From the data that follows, report how many lines hold the string "this", giving only the number.

☆ ☆ ☆ ☆ ☆ ☆ ☆

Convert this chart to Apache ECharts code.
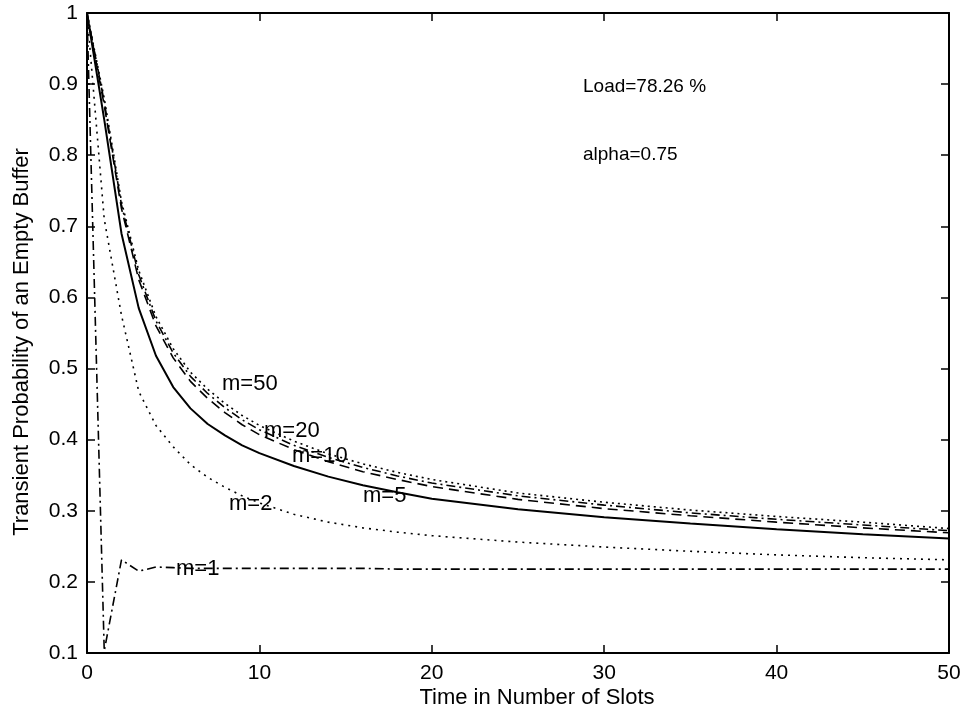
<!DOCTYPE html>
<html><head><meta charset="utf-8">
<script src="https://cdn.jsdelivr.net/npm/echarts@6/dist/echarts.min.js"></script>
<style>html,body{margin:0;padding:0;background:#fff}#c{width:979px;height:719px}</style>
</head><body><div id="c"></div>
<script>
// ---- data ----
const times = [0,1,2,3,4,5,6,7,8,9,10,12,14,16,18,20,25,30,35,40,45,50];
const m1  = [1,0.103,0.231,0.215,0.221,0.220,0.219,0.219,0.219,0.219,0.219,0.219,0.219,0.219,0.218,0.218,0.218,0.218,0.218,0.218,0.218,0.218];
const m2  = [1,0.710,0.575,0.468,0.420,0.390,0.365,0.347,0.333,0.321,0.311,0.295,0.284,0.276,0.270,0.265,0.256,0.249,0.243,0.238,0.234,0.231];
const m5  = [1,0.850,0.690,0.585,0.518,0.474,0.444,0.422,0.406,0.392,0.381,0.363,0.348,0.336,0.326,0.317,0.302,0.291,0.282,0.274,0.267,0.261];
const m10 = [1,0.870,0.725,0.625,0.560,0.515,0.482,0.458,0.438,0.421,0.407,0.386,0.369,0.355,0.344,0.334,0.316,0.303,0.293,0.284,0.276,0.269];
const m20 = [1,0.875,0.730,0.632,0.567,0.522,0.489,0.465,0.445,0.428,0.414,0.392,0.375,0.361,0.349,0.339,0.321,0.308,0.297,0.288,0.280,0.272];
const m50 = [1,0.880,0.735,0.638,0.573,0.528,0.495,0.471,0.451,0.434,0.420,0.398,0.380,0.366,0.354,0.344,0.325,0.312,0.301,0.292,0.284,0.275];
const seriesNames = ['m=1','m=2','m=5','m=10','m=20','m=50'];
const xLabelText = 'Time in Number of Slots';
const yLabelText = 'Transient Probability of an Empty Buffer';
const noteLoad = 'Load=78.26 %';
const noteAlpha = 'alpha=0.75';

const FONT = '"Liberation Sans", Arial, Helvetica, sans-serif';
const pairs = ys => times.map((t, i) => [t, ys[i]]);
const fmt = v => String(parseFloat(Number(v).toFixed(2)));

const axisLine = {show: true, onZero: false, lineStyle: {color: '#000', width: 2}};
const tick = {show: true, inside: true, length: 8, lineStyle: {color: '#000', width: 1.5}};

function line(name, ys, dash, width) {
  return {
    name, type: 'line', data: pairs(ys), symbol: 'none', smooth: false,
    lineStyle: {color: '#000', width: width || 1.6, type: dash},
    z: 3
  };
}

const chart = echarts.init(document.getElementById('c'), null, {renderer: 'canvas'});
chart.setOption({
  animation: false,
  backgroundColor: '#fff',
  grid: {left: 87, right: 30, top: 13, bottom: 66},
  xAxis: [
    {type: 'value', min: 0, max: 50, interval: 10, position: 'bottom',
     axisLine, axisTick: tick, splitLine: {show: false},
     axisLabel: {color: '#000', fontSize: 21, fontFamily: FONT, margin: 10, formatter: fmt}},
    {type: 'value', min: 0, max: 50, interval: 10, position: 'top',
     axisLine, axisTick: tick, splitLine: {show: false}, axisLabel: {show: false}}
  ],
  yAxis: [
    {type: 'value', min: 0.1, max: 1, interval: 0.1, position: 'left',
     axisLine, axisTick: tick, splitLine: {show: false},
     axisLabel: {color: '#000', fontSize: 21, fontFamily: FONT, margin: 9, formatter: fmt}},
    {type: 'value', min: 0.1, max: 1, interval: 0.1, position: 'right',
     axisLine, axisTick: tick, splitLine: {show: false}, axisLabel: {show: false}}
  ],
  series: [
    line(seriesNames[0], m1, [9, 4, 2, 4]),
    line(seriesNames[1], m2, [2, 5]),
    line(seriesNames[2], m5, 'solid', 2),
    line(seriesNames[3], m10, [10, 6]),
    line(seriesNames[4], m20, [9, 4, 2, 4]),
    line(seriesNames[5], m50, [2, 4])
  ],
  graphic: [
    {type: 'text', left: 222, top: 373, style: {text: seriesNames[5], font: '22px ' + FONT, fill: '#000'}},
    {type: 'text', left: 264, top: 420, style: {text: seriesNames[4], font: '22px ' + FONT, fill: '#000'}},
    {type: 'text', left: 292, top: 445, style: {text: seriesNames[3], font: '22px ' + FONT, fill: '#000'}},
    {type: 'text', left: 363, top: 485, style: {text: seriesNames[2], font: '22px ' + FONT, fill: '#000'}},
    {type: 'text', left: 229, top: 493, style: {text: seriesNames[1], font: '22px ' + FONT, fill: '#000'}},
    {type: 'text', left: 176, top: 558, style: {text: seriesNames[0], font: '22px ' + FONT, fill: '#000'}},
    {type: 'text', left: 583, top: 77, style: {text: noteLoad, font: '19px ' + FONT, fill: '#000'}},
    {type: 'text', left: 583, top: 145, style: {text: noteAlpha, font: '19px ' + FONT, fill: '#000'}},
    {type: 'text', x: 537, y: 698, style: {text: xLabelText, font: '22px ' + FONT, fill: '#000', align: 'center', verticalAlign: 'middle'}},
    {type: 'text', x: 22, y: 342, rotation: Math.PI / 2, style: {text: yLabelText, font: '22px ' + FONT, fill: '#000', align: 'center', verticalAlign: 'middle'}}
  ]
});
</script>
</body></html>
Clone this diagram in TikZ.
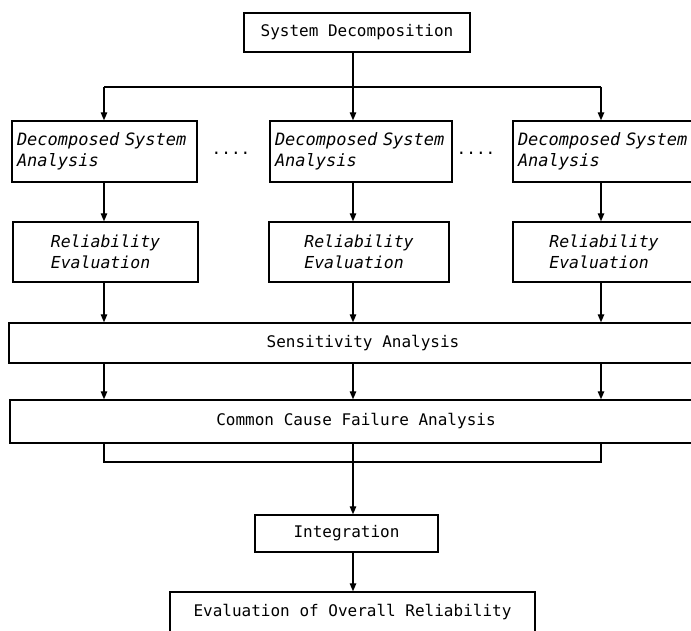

☆ ☆ ☆ ☆ ☆ ☆ ☆

## Final result
2